Retype only what runs from the beginning of the data through the line with "plt.rcParams['font.family'] = ['Liberation"; please omit the pictures and keep every line exact.

--

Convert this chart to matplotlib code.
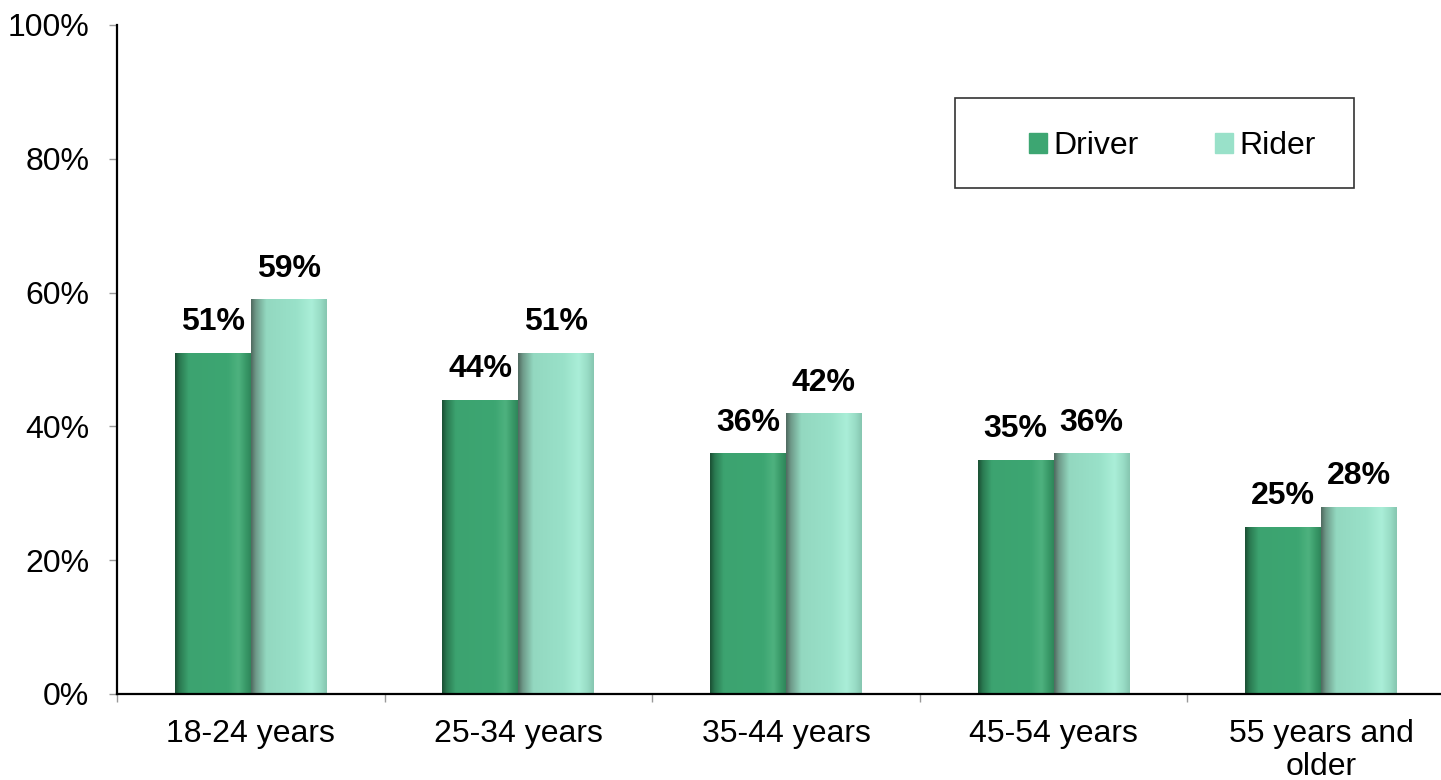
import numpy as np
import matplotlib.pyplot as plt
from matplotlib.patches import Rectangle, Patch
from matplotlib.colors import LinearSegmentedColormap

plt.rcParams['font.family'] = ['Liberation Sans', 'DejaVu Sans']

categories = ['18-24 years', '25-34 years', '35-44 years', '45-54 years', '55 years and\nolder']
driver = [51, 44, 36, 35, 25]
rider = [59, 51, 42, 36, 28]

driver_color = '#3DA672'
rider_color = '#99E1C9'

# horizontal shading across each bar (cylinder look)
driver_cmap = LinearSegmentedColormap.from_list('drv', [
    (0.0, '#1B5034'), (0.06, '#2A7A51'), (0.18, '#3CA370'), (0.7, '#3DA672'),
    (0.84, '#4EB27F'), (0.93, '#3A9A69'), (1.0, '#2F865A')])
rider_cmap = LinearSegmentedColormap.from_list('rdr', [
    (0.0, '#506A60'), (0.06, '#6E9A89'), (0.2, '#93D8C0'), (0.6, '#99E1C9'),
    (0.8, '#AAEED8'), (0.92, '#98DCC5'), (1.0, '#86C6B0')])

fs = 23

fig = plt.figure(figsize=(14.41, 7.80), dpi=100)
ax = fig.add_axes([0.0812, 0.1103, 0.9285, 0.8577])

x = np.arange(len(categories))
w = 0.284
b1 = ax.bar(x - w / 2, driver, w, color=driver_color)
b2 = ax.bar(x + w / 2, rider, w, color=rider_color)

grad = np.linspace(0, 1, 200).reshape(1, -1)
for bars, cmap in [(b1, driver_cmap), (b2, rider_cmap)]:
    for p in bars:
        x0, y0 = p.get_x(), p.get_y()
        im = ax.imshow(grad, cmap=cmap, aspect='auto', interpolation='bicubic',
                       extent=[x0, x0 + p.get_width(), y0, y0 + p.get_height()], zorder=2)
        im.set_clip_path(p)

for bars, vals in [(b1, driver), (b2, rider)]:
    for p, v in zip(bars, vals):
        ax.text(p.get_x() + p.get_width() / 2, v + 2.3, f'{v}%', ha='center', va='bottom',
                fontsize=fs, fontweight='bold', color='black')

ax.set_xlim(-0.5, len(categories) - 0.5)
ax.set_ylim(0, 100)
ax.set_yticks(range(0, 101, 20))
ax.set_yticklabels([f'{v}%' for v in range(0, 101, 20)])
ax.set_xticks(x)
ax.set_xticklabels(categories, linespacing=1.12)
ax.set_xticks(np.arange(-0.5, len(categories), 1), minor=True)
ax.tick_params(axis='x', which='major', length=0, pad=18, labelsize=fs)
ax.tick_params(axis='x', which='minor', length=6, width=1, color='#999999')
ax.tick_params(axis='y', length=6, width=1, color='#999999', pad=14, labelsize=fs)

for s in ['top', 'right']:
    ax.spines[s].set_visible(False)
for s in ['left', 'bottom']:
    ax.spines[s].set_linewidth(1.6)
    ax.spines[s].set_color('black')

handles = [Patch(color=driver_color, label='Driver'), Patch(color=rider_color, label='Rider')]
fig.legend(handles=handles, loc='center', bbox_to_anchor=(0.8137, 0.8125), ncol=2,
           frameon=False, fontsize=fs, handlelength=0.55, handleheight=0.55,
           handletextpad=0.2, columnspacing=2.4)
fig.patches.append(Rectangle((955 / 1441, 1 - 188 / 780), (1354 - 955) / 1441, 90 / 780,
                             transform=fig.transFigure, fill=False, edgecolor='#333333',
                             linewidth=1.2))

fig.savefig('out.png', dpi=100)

--

■ **Solution**
Convert this chart to matplotlib code.
import numpy as np
import matplotlib.pyplot as plt
from matplotlib.patches import Rectangle, Patch
from matplotlib.colors import LinearSegmentedColormap

plt.rcParams['font.family'] = ['Liberation Sans', 'DejaVu Sans']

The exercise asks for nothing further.